From the table, most of the variables with high means in Cluster 1 belong to the Social Relationship Factor. These variables are positive effect of social media, family relationships, peer relationships, love and affection, and social interaction (outside comfort zone). From the Degree Program Factor, the variables learnings and company of animals have high means. From the Perspective Factor, university satisfaction; and from the Time Management Factor, Hobbies and Multimedia.
With this, we can conclude that the happiness index of Cluster 1 is heavily influenced by the Social Relationship Factor and slightly influenced by Degree Program, Perspective, and Time Management Factors.
Cluster 2: Perspective Cluster
This cluster is mainly composed of females, ages 19-21 years old. Majority of them are affiliated with organizations inside the campus. The top three colleges that comprise this cluster are School of Statistics, College of Engineering, and the College of Science. Within this cluster, 88% have claimed that they are happy.
From the table, most of the variables with high means in Cluster 2 belong to the Perspective Factor. These variables are current level of happiness, university satisfaction, positive outlook, optimism about the future, rewarding view on life, and happiness is a choice. From the Social Relationships Factor, the variables family relationships and peer relationships have high means; and from the Time Management Factor, Hobbies and Multimedia. With this, we can conclude that the happiness index of Cluster 2 is heavily influenced by the Perspective Factor and slightly influenced by the Social Relationships and Time Management Factors.
Cluster 3: Degree Program Cluster
This cluster is mainly composed of females, ages 19-21 years old. Majority of them are affiliated with organizations inside the campus. The top three colleges that comprise this cluster are School of Statistics, College of Engineering, and the College of Social Sciences and Philosophy. Within this cluster, 63% have claimed that they are happy.
From the table, most of the variables with high means in Cluster 3 belong to the Degree Program Factor. These variables are degree program satisfaction, class participation, performance in degree program, learnings, and company of animals. From the Time Management Factor, the variables hobbies and multimedia have high means; from the Perspective Factor, university satisfaction; from the Environmental Setting Factor, safety going home at night, and from the Social Relationship Factor, peer relationship.
With this, we can conclude that the happiness index of Cluster 3 is heavily influenced by the Degree Program Factor and slightly influenced by the Time Management, Perspective, Environmental Setting, and Social Relationship Factors.
Based on the characteristics of the clusters discussed above, it can be concluded that cluster 2 is the happiest cluster since it has the highest proportion of respondents who claimed that they are happy. It is followed by cluster 1 and then by cluster 3. It can also be deduced that students from the College of Science are the happiest, followed by those from the College of Arts and Letters, and the College of Social Sciences and Philosophy. The results that came from the School of Statistics and College of Engineering were not primarily considered since they dominated all the clusters. Also, the reason that they were included in the top three colleges per cluster may be attributed to the fact that most of the respondents came from the two colleges respectively, which is why they were omitted from the cluster characteristic interpretation.

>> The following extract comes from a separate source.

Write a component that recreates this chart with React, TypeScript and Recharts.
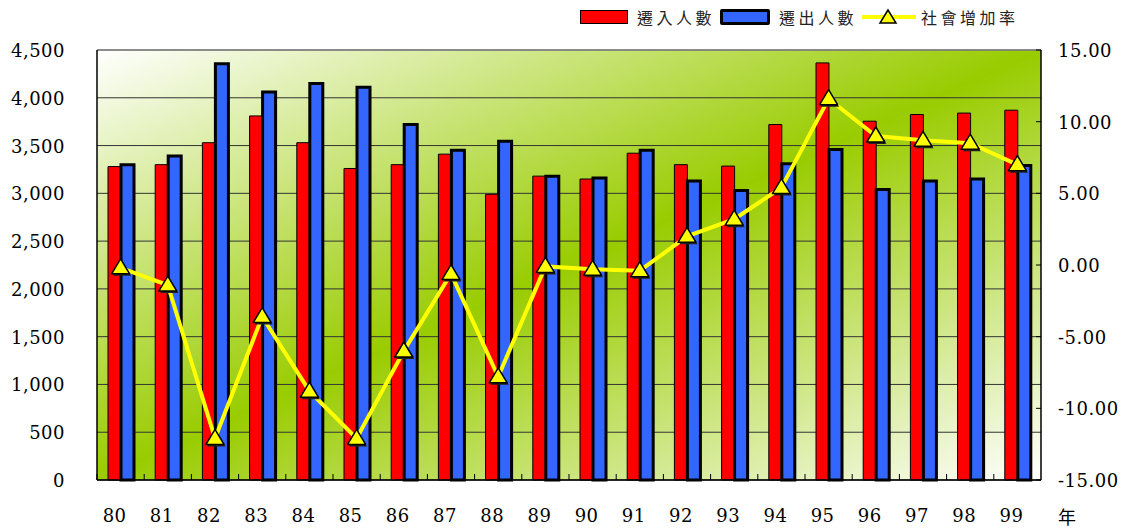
import {
  ComposedChart,
  Bar,
  Line,
  XAxis,
  YAxis,
  CartesianGrid,
  Legend,
  ReferenceLine,
  Label,
} from "recharts";

const years = [
  "80", "81", "82", "83", "84", "85", "86", "87", "88", "89",
  "90", "91", "92", "93", "94", "95", "96", "97", "98", "99",
];
const moveIn = [
  3280, 3300, 3530, 3810, 3530, 3260, 3300, 3410, 2990, 3180,
  3150, 3420, 3300, 3285, 3720, 4365, 3755, 3825, 3840, 3870,
];
const moveOut = [
  3300, 3390, 4355, 4060, 4150, 4110, 3720, 3450, 3545, 3180,
  3160, 3450, 3130, 3030, 3310, 3460, 3040, 3130, 3150, 3290,
];
const socialRate = [
  -0.2, -1.4, -12.1, -3.6, -8.8, -12.1, -6.0, -0.6, -7.8, -0.1,
  -0.3, -0.4, 2.0, 3.2, 5.4, 11.6, 9.0, 8.7, 8.5, 7.0,
];
const countTicks = [0, 500, 1000, 1500, 2000, 2500, 3000, 3500, 4000, 4500];
const rateTicks = [-15, -10, -5, 0, 5, 10, 15];

const chartData = years.map((year, i) => ({
  year,
  moveIn: moveIn[i],
  moveOut: moveOut[i],
  rate: socialRate[i],
}));

const NUM_FONT = "'DejaVu Serif', serif";
const CJK_FONT = "'Noto Sans CJK TC', 'Noto Sans CJK JP', sans-serif";

const numStyle = { fontFamily: NUM_FONT, fontSize: 18, letterSpacing: 0.5 };

const Triangle = ({ cx, cy }: { cx: number; cy: number }) => (
  <g>
    <polygon
      points={`${cx + 1.5},${cy - 7} ${cx - 7.5},${cy + 8} ${cx + 10.5},${cy + 8}`}
      fill="#222"
    />
    <polygon
      points={`${cx},${cy - 9} ${cx - 9},${cy + 6} ${cx + 9},${cy + 6}`}
      fill="#FFFF00"
      stroke="#000"
      strokeWidth={1.5}
      strokeLinejoin="round"
    />
  </g>
);

const LeftTick = ({ x, y, payload }: any) => (
  <text x={x} y={y} dy={7} textAnchor="end" style={numStyle} fill="#000">
    {Number(payload.value).toLocaleString("en-US")}
  </text>
);

const RightTick = ({ x, y, payload }: any) => (
  <g>
    <line x1={x - 17} x2={x - 22} y1={y} y2={y} stroke="#000" />
    <text x={x} y={y} dy={7} textAnchor="start" style={numStyle} fill="#000">
      {Number(payload.value).toFixed(2)}
    </text>
  </g>
);

const BottomTick = ({ x, y, payload }: any) => {
  const half = payload.offset || 23.6;
  return (
    <g>
      <line x1={x - half} x2={x - half} y1={y} y2={y - 6} stroke="#000" />
      <text
        x={x}
        y={y}
        dx={-6}
        dy={42}
        textAnchor="middle"
        style={numStyle}
        fill="#000"
      >
        {payload.value}
      </text>
    </g>
  );
};

const renderLegend = () => (
  <div
    style={{
      display: "flex",
      alignItems: "center",
      fontFamily: CJK_FONT,
      fontSize: 16,
      letterSpacing: 3.5,
      color: "#222",
      whiteSpace: "nowrap",
      lineHeight: "24px",
    }}
  >
    <span
      style={{
        width: 46,
        height: 12,
        background: "#FF0000",
        border: "1px solid #000",
        marginRight: 9,
      }}
    />
    <span style={{ marginRight: 5 }}>遷入人數</span>
    <span
      style={{
        width: 44,
        height: 10,
        background: "#3366FF",
        border: "3px solid #000",
        borderRadius: 2,
        marginRight: 9,
      }}
    />
    <span style={{ marginRight: 5 }}>遷出人數</span>
    <svg width={54} height={20} style={{ marginRight: 5 }}>
      <line x1={0} x2={54} y1={10} y2={10} stroke="#FFFF00" strokeWidth={4} />
      <polygon
        points="26,3 18,16 34,16"
        fill="#FFFF00"
        stroke="#000"
        strokeWidth={1.5}
      />
    </svg>
    <span>社會增加率</span>
  </div>
);

export default function App() {
  return (
    <div
      style={{
        position: "absolute",
        left: 0,
        top: 0,
        width: 1133,
        height: 530,
        background: "#fff",
      }}
    >
      <ComposedChart
        width={1133}
        height={530}
        data={chartData}
        margin={{ top: 50, right: 7, bottom: 10, left: 7 }}
        barGap={0}
      >
        <defs>
          <linearGradient id="plotBg" x1="0" y1="0" x2="1" y2="1">
            <stop offset="0%" stopColor="#ffffff" />
            <stop offset="50%" stopColor="#99CC00" />
            <stop offset="100%" stopColor="#ffffff" />
          </linearGradient>
        </defs>
        <CartesianGrid
          yAxisId="left"
          vertical={false}
          stroke="#333"
          fill="url(#plotBg)"
          fillOpacity={1}
        />
        <XAxis
          dataKey="year"
          height={40}
          tickSize={0}
          tickMargin={0}
          tick={<BottomTick />}
          axisLine={{ stroke: "#000", strokeWidth: 1.5 }}
          tickLine={false}
          interval={0}
        >
          <Label
            content={({ viewBox }: any) => (
              <text
                x={viewBox.x + viewBox.width + 17}
                y={viewBox.y + 44}
                style={{ fontFamily: CJK_FONT, fontSize: 18 }}
                fill="#000"
              >
                年
              </text>
            )}
          />
        </XAxis>
        <YAxis
          yAxisId="left"
          orientation="left"
          width={90}
          domain={[0, 4500]}
          ticks={countTicks}
          interval={0}
          tickSize={0}
          tickMargin={32}
          tick={<LeftTick />}
          tickLine={false}
          axisLine={{ stroke: "#000", strokeWidth: 1.5 }}
        />
        <YAxis
          yAxisId="right"
          orientation="right"
          width={85}
          domain={[-15, 15]}
          ticks={rateTicks}
          interval={0}
          tickSize={0}
          tickMargin={17}
          tick={<RightTick />}
          tickLine={false}
          axisLine={{ stroke: "#000", strokeWidth: 1.5 }}
        />
        <ReferenceLine yAxisId="left" y={4500} stroke="#888" strokeWidth={1.5} />
        <Legend
          layout="vertical"
          align="center"
          verticalAlign="middle"
          content={renderLegend}
          wrapperStyle={{ left: 580, top: 5, width: "auto" }}
        />
        <Bar
          yAxisId="left"
          dataKey="moveIn"
          fill="#FF0000"
          stroke="#000"
          strokeWidth={1}
          barSize={13}
          isAnimationActive={false}
        />
        <Bar
          yAxisId="left"
          dataKey="moveOut"
          fill="#3366FF"
          stroke="#000"
          strokeWidth={3}
          barSize={13}
          isAnimationActive={false}
        />
        <Line
          yAxisId="right"
          dataKey="rate"
          stroke="#FFFF00"
          strokeWidth={4}
          isAnimationActive={false}
          dot={(p: any) => <Triangle key={p.index} cx={p.cx} cy={p.cy} />}
          activeDot={false}
        />
      </ComposedChart>
    </div>
  );
}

This may also be due to the fact that the convenience sampling procedure was used.
Moreover, the Happiness Index of students from the College of Arts and Letters are mostly influenced by the Social Relationships Factor. As for the students in the College of Science, their Happiness Index is mostly influenced by the Perspective Factor while for the students in the College of Social Sciences and Philosophy, the Happiness Index is most affected by the Degree Program Factor. It is also important to note that the Time Management Factor and the Social Relationships Factor appear to influence all the three clusters.